Carving a Jewish path from a Christian upbringing
Born on the East Rand and raised by parents who grew up in the Anglican Church, Thokozile Mtshali’s upbringing was very rooted in Christianity. She and her siblings knew that the rules in their household were simple and non-negotiable: Sundays were for church, and one had to love and fear God.
“My mother sang in the choir and my father grew up as an altar boy who later joined the choir. My siblings and I also joined the choir. It was like a family gift to sing and love God,” says Mtshali.
The Anglican way of life is one which she carried with her until she got married and had to join her husband’s church. It is then that she was exposed to another denomination whose Christian ways of worship were slightly different from what she had known. When her marriage ended in divorce, a profound transformation started to take place in her spiritual journey.
“I met a preacher from a charismatic Pentecostal movement who helped me through my very terrible divorce. He said he was in the country to open a church and he asked me to be a part of it. We did Bible study and we learnt a lot. I was later ordained as a junior minister in the church and I preached,” she says.
Mtshali believes a lot was revealed to her as she continued to grow spiritually, prepare for sermons and dissect the scriptures. From this process, she developed an interest in the Hebrew language and paid much attention to how the Bible was translated. A lot of enlightenment, growth and transition took place on her spiritual path. Not only did her spiritual leader help her get through a terrible divorce, he also played a vital role in her decision to convert.

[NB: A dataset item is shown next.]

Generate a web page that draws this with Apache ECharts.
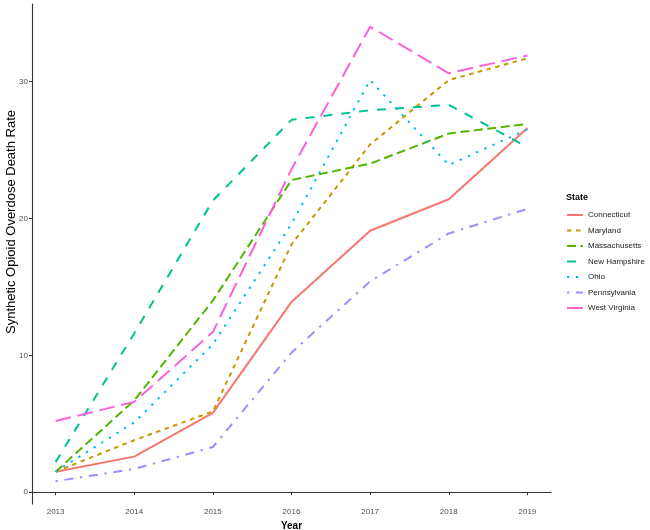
<!DOCTYPE html>
<html>
<head>
<meta charset="utf-8">
<script src="https://cdn.jsdelivr.net/npm/echarts@6/dist/echarts.min.js"></script>
<style>
  html, body { margin: 0; padding: 0; background: #fff; }
  #chart { width: 650px; height: 530px; }
</style>
</head>
<body>
<div id="chart"></div>
<script>
// years on the x axis
var years = [2013, 2014, 2015, 2016, 2017, 2018, 2019];
var yTicks = [0, 10, 20, 30];

// death rate per state
var connecticut   = [1.5, 2.6, 5.8, 13.9, 19.1, 21.4, 26.6];
var maryland      = [1.5, 3.8, 5.9, 18.1, 25.4, 30.1, 31.7];
var massachusetts = [1.5, 6.7, 14.0, 22.8, 24.0, 26.2, 26.9];
var newHampshire  = [2.2, 11.6, 21.3, 27.2, 27.9, 28.3, 25.2];
var ohio          = [1.5, 5.1, 10.8, 19.6, 30.1, 23.9, 26.5];
var pennsylvania  = [0.8, 1.7, 3.3, 10.2, 15.4, 18.9, 20.7];
var westVirginia  = [5.2, 6.6, 11.7, 23.6, 34.0, 30.6, 31.9];

var states = ['Connecticut', 'Maryland', 'Massachusetts', 'New Hampshire', 'Ohio', 'Pennsylvania', 'West Virginia'];
var values = [connecticut, maryland, massachusetts, newHampshire, ohio, pennsylvania, westVirginia];

// ggplot hue colours and linetypes (solid, 22, 42, 44, 13, 1343, 73)
var colors = ['#F8766D', '#C49A00', '#53B400', '#00C094', '#00B6EB', '#A58AFF', '#FB61D7'];
var u = 2.25;
var dashes = ['solid', [2*u, 2*u], [4*u, 2*u], [4*u, 4*u], [1*u, 3*u], [1*u, 3*u, 4*u, 3*u], [7*u, 3*u]];

var series = [];
for (var i = 0; i < states.length; i++) {
  var pts = [];
  for (var j = 0; j < years.length; j++) {
    pts.push([years[j], values[i][j]]);
  }
  series.push({
    name: states[i],
    type: 'line',
    symbol: 'none',
    data: pts,
    color: colors[i],
    lineStyle: { color: colors[i], width: 2, type: dashes[i] }
  });
}

var chart = echarts.init(document.getElementById('chart'));
chart.setOption({
  animation: false,
  textStyle: { fontFamily: 'Liberation Sans, Arial, sans-serif' },
  title: {
    text: 'State',
    left: 566,
    top: 193,
    padding: 0,
    textStyle: { fontSize: 9, fontWeight: 'bold', color: '#000' }
  },
  legend: {
    orient: 'vertical',
    left: 566,
    top: 211,
    padding: 0,
    itemWidth: 16,
    itemHeight: 10,
    itemGap: 7.5,
    itemStyle: { opacity: 0 },
    textStyle: { fontSize: 8, color: '#1a1a1a' },
    data: states
  },
  // y axis title placed by hand so it sits where the reference has it
  graphic: [{
    type: 'text',
    x: 11,
    y: 222,
    rotation: Math.PI / 2,
    style: {
      text: 'Synthetic Opioid Overdose Death Rate',
      fontSize: 13,
      fontFamily: 'Liberation Sans, Arial, sans-serif',
      fill: '#000',
      align: 'center',
      verticalAlign: 'middle'
    }
  }],
  grid: { left: 32, right: 99, top: 4, bottom: 26, outerBoundsMode: 'none' },
  xAxis: {
    type: 'value',
    min: 2012.7,
    max: 2019.3,
    name: 'Year',
    nameLocation: 'middle',
    nameGap: 11,
    nameTextStyle: { fontSize: 10, fontWeight: 'bold', color: '#000' },
    axisLine: { lineStyle: { color: '#333', width: 1.1 } },
    axisTick: { customValues: years, length: 3, lineStyle: { color: '#333' } },
    axisLabel: { customValues: years, fontSize: 8, color: '#4d4d4d', margin: 4, formatter: function (v) { return String(v); } },
    splitLine: { show: false }
  },
  yAxis: {
    type: 'value',
    min: -0.86,
    max: 35.66,
    axisLine: { show: true, lineStyle: { color: '#333', width: 1.1 } },
    axisTick: { show: true, customValues: yTicks, length: 3, lineStyle: { color: '#333' } },
    axisLabel: { customValues: yTicks, fontSize: 8, color: '#4d4d4d', margin: 4 },
    splitLine: { show: false }
  },
  series: series
});
</script>
</body>
</html>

“I do not have much of a story in Judaism without my leader. It all started with him. As junior ministers in 2011, he told us about how he wrestled all night in a dream with someone who kept telling him insistently that it’s time for Israel. My leader told us of the need to advocate for Israel. From then on, that’s what we did. We went around advocating for Israel and people of the Jewish faith. We even took trips to Israel,” says Mtshali.
After four years of continuously advocating for the people of Israel while also growing to learn and love Jewish values, the building which had previously been used as a church was stripped of every sign of Christianity. Through the guidance of Rabbis who came from Israel, she and 40 other families who were part of the church took vows to become Noahide; to serve the God of Israel and no other god.
Her leader and his family have since gone further to complete a three-year conversion process, and they recently celebrated one year of being fully Jewish. This motivated and inspired Mtshali to do the same. She is currently in her conversion process and has moved to a Jewish community with her daughter.
“We have now started the process properly. When we were presented to the Jewish community, they welcomed us. We continue to learn in Hebrew every week from a private tutor. Before Covid-19, we used to go to the synagogue regularly and attend festivals but now we have our Shabbat at home. It’s just an awesome journey.”
While a decision of this nature may come as a shock or disappointment to many parents, her father was very understanding. Coincidentally, he had also left the Anglican Church to become Sabbatarian so he could relate.
Like many other women living in South Africa, Mtshali has also fallen victim to various social injustices, inequalities and even gender-based violence. However, she believes having a close relationship with her Creator has played a meaningful role in strengthening her to deal with all these hardships.
In her process of converting to Judaism, she feels she has become more conscious of her thoughts, speech and the people around her.
“It’s a new day, a new light and a new life. I continue to live in gratitude, positivity and generosity. When you give with the right intentions, you are replenished, strengthened and revived. It is also important to view the world and people positively,” she says.